**WORK TO COMPLETE:** Write out the material exactly, leaving every picture behind.

**DATA:**
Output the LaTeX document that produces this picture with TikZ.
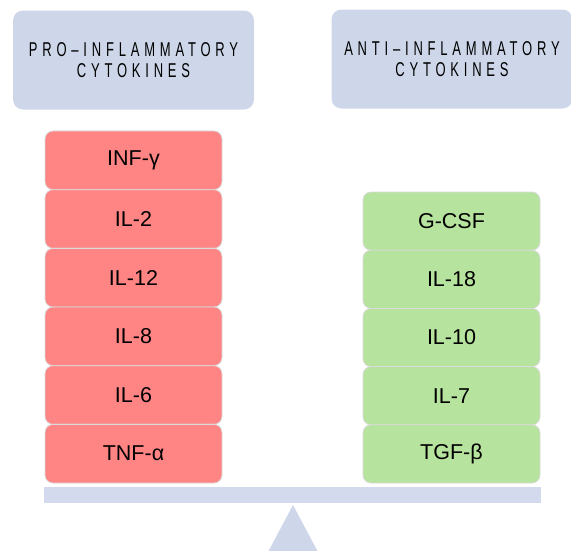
\documentclass[tikz,border=0pt]{standalone}
\usepackage{fontspec}
\setmainfont{Liberation Sans}
\newfontfamily\headfont[FakeStretch=0.65,LetterSpace=24]{Liberation Sans}
\definecolor{hdr}{HTML}{CED7EA}
\definecolor{beamc}{HTML}{D4DAEE}
\definecolor{redc}{HTML}{FF8585}
\definecolor{greenc}{HTML}{B6E39D}
\definecolor{edgec}{HTML}{DADADA}
\begin{document}
\begin{tikzpicture}[x=1pt,y=-1pt,
  hdrbox/.style={fill=hdr, draw=none, rounded corners=10pt, minimum width=241pt, minimum height=99pt, inner sep=0pt, align=center, font=\headfont\fontsize{20}{21}\selectfont},
  cyto/.style={draw=edgec, line width=0.8pt, rounded corners=8pt, minimum width=177pt, inner sep=0pt, font=\fontsize{21.5}{24}\selectfont},
  redbox/.style={cyto, fill=redc, minimum height=58.67pt},
  greenbox/.style={cyto, fill=greenc, minimum height=58.2pt}]
\useasboundingbox (0,0) rectangle (571,550);
\clip (0,0) rectangle (571,550);
\node[hdrbox] (pro) at (133.5,60) {PRO–INFLAMMATORY\\CYTOKINES};
\node[hdrbox] (anti) at (452,59) {ANTI–INFLAMMATORY\\CYTOKINES};
\node[redbox] (inf) at (133.5,160.3) {INF-γ};
\node[redbox] (il2) at (133.5,219) {IL-2};
\node[redbox] (il12) at (133.5,277.7) {IL-12};
\node[redbox] (il8) at (133.5,336.3) {IL-8};
\node[redbox] (il6) at (133.5,395) {IL-6};
\node[redbox] (tnf) at (133.5,453.7) {TNF-α};
\node[greenbox] (gcsf) at (451.5,221.1) {G-CSF};
\node[greenbox] (il18) at (451.5,279.3) {IL-18};
\node[greenbox] (il10) at (451.5,337.5) {IL-10};
\node[greenbox] (il7) at (451.5,395.7) {IL-7};
\node[greenbox] (tgf) at (451.5,453.9) {TGF-β};
\fill[beamc] (44,487) rectangle (541,503);
\fill[hdr] (268,552) -- (293,505) -- (318,552) -- cycle;
\end{tikzpicture}
\end{document}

**RESULT OF THE TASK:**
Output the LaTeX document that produces this picture with TikZ.
\documentclass[tikz,border=0pt]{standalone}
\usepackage{fontspec}
\setmainfont{Liberation Sans}
\newfontfamily\headfont[FakeStretch=0.65,LetterSpace=24]{Liberation Sans}
\definecolor{hdr}{HTML}{CED7EA}
\definecolor{beamc}{HTML}{D4DAEE}
\definecolor{redc}{HTML}{FF8585}
\definecolor{greenc}{HTML}{B6E39D}
\definecolor{edgec}{HTML}{DADADA}
\begin{document}
\begin{tikzpicture}[x=1pt,y=-1pt,
  hdrbox/.style={fill=hdr, draw=none, rounded corners=10pt, minimum width=241pt, minimum height=99pt, inner sep=0pt, align=center, font=\headfont\fontsize{20}{21}\selectfont},
  cyto/.style={draw=edgec, line width=0.8pt, rounded corners=8pt, minimum width=177pt, inner sep=0pt, font=\fontsize{21.5}{24}\selectfont},
  redbox/.style={cyto, fill=redc, minimum height=58.67pt},
  greenbox/.style={cyto, fill=greenc, minimum height=58.2pt}]
\useasboundingbox (0,0) rectangle (571,550);
\clip (0,0) rectangle (571,550);
\node[hdrbox] (pro) at (133.5,60) {PRO–INFLAMMATORY\\CYTOKINES};
\node[hdrbox] (anti) at (452,59) {ANTI–INFLAMMATORY\\CYTOKINES};
\node[redbox] (inf) at (133.5,160.3) {INF-γ};
\node[redbox] (il2) at (133.5,219) {IL-2};
\node[redbox] (il12) at (133.5,277.7) {IL-12};
\node[redbox] (il8) at (133.5,336.3) {IL-8};
\node[redbox] (il6) at (133.5,395) {IL-6};
\node[redbox] (tnf) at (133.5,453.7) {TNF-α};
\node[greenbox] (gcsf) at (451.5,221.1) {G-CSF};
\node[greenbox] (il18) at (451.5,279.3) {IL-18};
\node[greenbox] (il10) at (451.5,337.5) {IL-10};
\node[greenbox] (il7) at (451.5,395.7) {IL-7};
\node[greenbox] (tgf) at (451.5,453.9) {TGF-β};
\fill[beamc] (44,487) rectangle (541,503);
\fill[hdr] (268,552) -- (293,505) -- (318,552) -- cycle;
\end{tikzpicture}
\end{document}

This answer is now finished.